Having a foreign company enter the Japanese market normally would be a welcome prospect, and the TSE tries to court more businesses from elsewhere in Asia. But the exchange works to distance itself from cryptocurrencies, which it sees as lacking protections for investors. Also, Japanese authorities have not approved Noah as a crypto operator.

If Noah makes Beat a subsidiary in all but name, it could cause distress for Beat shareholders as well as the TSE.

Beat is registered in the Cayman Islands and works in fields including health care and intellectual property acquisition. It trades on the TSE's second section, with a market cap of under 10 billion yen ($90 million).

Market players may remember the company better by its old name, Xinhua Finance, as which it listed on the TSE's Mothers index of up-and-coming businesses in 2004. Seven years later, company executives were charged with insider trading in the U.S., and a subsidiary was delisted from the U.S. Nasdaq stock exchange.

Noah's designs on Beat appear aimed at jump-starting its cryptocurrency operations. The Hong Kong company looks to set up crypto-exchange businesses in Japan, the U.S., China and some European markets, as well as secure about $1 billion through a so-called initial coin offering -- a virtual-currency-based fundraising method.

The company ultimately wants to use Noah Coin to offer services for letting Filipino migrant workers send money back home, according to its website and other sources.

Noah claimed it had the Philippines' backing on the project, through which it planned to issue Noah Coins in Japan. But in March 2017, Manila's embassy in Japan warned that the Philippine central bank "has not issued authorization" for the project. The company did not appear to be located at the Philippine address it listed with the country's Securities and Exchange Commission, the embassy said.

One Tokyo Stock Exchange official said the TSE felt "troubled, to be honest" by the proceedings with Noah and Beat. The bourse has taken a cool approach toward approving listings for cryptocurrency traders, but says it has no means of stopping a purchase.

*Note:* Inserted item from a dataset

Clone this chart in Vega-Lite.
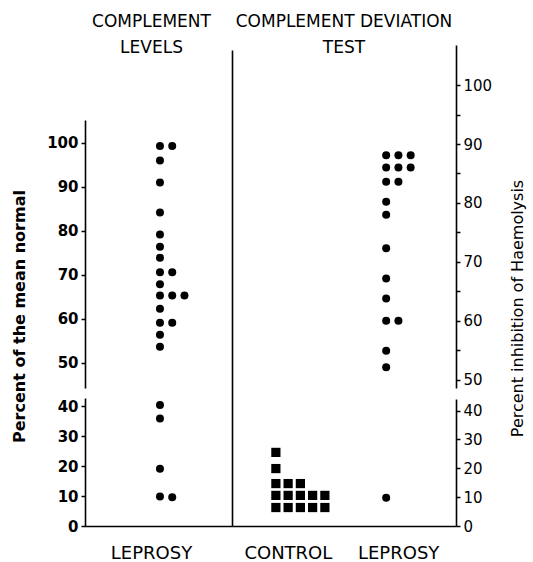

Beat is resisting Noah's advances. The takeover effort probably is designed to attain the credibility of a TSE listing, Beat CEO Lian Yih Hann said in a phone interview with Nikkei. Noah likely thinks the move would help it launch an ICO in Singapore or Hong Kong, markets where Beat is expanding, Lian added.

In July, Beat announced tie-up plans with a Singapore crypto startup, intending to grant that company a stake possibly exceeding 30% through a third-party share allocation. Beat says it has no plans to work in virtual currencies, so the move likely was designed to block a purchase by Noah. But Noah, which has become Beat's top shareholder with a stake of nearly 15%, shows no sign of withdrawing its proposals.

Beat's management rights will be decided at a shareholders meeting expected to take place next month at the earliest. Nikkei attempted to reach Noah through its website, but received no reply as of this writing.